La politique joue-t-elle un rôle dans la crise?

Les tensions politiques ne sont pas étrangères à la violence qui sévit dans le nord-est du Nigeria. Robert Rotberg, de CIGI, note que le gouvernement est mal disposé envers les gouverneurs de la région, qui sont liés à l'opposition. Frank Chalk affirme que l'État nigérian a fait historiquement très «peu de choses» pour promouvoir l'éducation, la santé et la sécurité dans le nord-est, ce qui a favorisé la détérioration de la situation et la montée en force des islamistes. L'International Crisis Group a suggéré dans une récente analyse qu'une forme de «plan Marshall» pour la région serait la meilleure manière de couper l'herbe sous le pied de Boko Haram.

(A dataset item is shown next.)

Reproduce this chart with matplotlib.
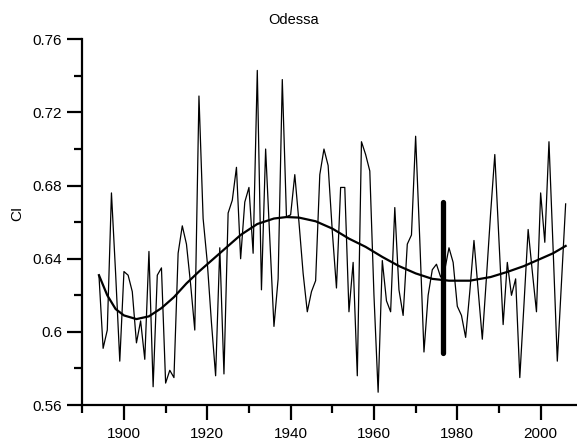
import numpy as np
import matplotlib
matplotlib.use("Agg")
import matplotlib.pyplot as plt
from matplotlib.ticker import MultipleLocator

plt.rcParams["font.family"] = ["Liberation Sans", "DejaVu Sans"]

# annual CI values, Odessa
years = np.arange(1894, 2007)
ci = [
    0.631, 0.591, 0.601, 0.676, 0.632, 0.584, 0.633, 0.631, 0.622, 0.594,  # 1894-1903
    0.606, 0.585, 0.644, 0.570, 0.631, 0.635, 0.572, 0.579, 0.575, 0.643,  # 1904-1913
    0.658, 0.648, 0.626, 0.601, 0.729, 0.662, 0.638, 0.605, 0.576, 0.646,  # 1914-1923
    0.577, 0.665, 0.672, 0.690, 0.640, 0.671, 0.679, 0.643, 0.743, 0.623,  # 1924-1933
    0.700, 0.651, 0.603, 0.629, 0.738, 0.663, 0.664, 0.686, 0.660, 0.632,  # 1934-1943
    0.611, 0.622, 0.628, 0.686, 0.700, 0.691, 0.655, 0.624, 0.679, 0.679,  # 1944-1953
    0.611, 0.638, 0.576, 0.704, 0.697, 0.688, 0.620, 0.567, 0.639, 0.617,  # 1954-1963
    0.611, 0.668, 0.623, 0.609, 0.648, 0.653, 0.707, 0.650, 0.589, 0.620,  # 1964-1973
    0.634, 0.637, 0.630, 0.634, 0.646, 0.638, 0.614, 0.609, 0.597, 0.622,  # 1974-1983
    0.650, 0.623, 0.596, 0.630, 0.665, 0.697, 0.650, 0.604, 0.638, 0.620,  # 1984-1993
    0.629, 0.575, 0.615, 0.656, 0.633, 0.611, 0.676, 0.649, 0.704, 0.645,  # 1994-2003
    0.584, 0.627, 0.670,                                                   # 2004-2006
]

# smoothed trend
trend_years = [1894, 1896, 1898, 1900, 1903, 1906, 1909, 1912, 1915, 1918,
               1921, 1924, 1928, 1932, 1936, 1939, 1942, 1946, 1950, 1954,
               1958, 1962, 1966, 1970, 1974, 1978, 1983, 1988, 1992, 1996,
               2000, 2003, 2006]
trend = [0.631, 0.620, 0.6125, 0.609, 0.607, 0.6085, 0.613, 0.619, 0.6265, 0.633,
         0.639, 0.645, 0.653, 0.659, 0.662, 0.6628, 0.6625, 0.6605, 0.6565, 0.651,
         0.6465, 0.641, 0.636, 0.632, 0.629, 0.628, 0.628, 0.630, 0.6328, 0.636,
         0.640, 0.643, 0.647]

# vertical marker bar
bar_year = 1976.5
bar_low, bar_high = 0.5886, 0.671

fig = plt.figure(figsize=(5.77, 4.40), dpi=100)
ax = fig.add_axes([0.1426, 0.0795, 0.8666, 0.8311])

ax.plot(years, ci, color="black", lw=0.9)
ax.plot(trend_years, trend, color="black", lw=1.6)
ax.plot([bar_year, bar_year], [bar_low, bar_high], color="black", lw=3.8,
        solid_capstyle="round")

ax.set_xlim(1890, 2010)
ax.set_ylim(0.56, 0.76)
ax.xaxis.set_major_locator(MultipleLocator(20))
ax.xaxis.set_minor_locator(MultipleLocator(10))
ax.yaxis.set_minor_locator(MultipleLocator(0.02))
ax.set_yticks([0.56, 0.60, 0.64, 0.68, 0.72, 0.76])
ax.set_yticklabels(["0.56", "0.6", "0.64", "0.68", "0.72", "0.76"])

for side in ("top", "right"):
    ax.spines[side].set_visible(False)
for side in ("left", "bottom"):
    ax.spines[side].set_linewidth(1.6)
ax.tick_params(which="major", direction="out", length=11, width=1.6, labelsize=11)
ax.tick_params(which="minor", direction="out", length=5.5, width=1.6)
ax.tick_params(axis="y", pad=3.5)
ax.tick_params(axis="x", pad=5)

fig.text(293.5 / 577, 1 - 20.5 / 440, "Odessa", ha="center", va="center", fontsize=10.5)
fig.text(17 / 577, 1 - 213 / 440, "CI", ha="center", va="center", rotation=90, fontsize=11)

fig.savefig("out.png", dpi=100)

Malgré son piètre bilan sécuritaire, Goodluck Jonathan est loin d'être donné battu face à son principal adversaire à l'élection prévue à la mi-février, l'ex-dictateur Muhammadu Buhari. Les débats portent surtout, pour l'heure, sur la corruption et la marche à suivre pour relancer l'économie alors que les revenus pétroliers chutent. M. Chalk ne croit pas que le gagnant du scrutin pourra changer rapidement la donne dans le pays. «Je ne vois personne qui soit crédible comme réformateur», dit-il.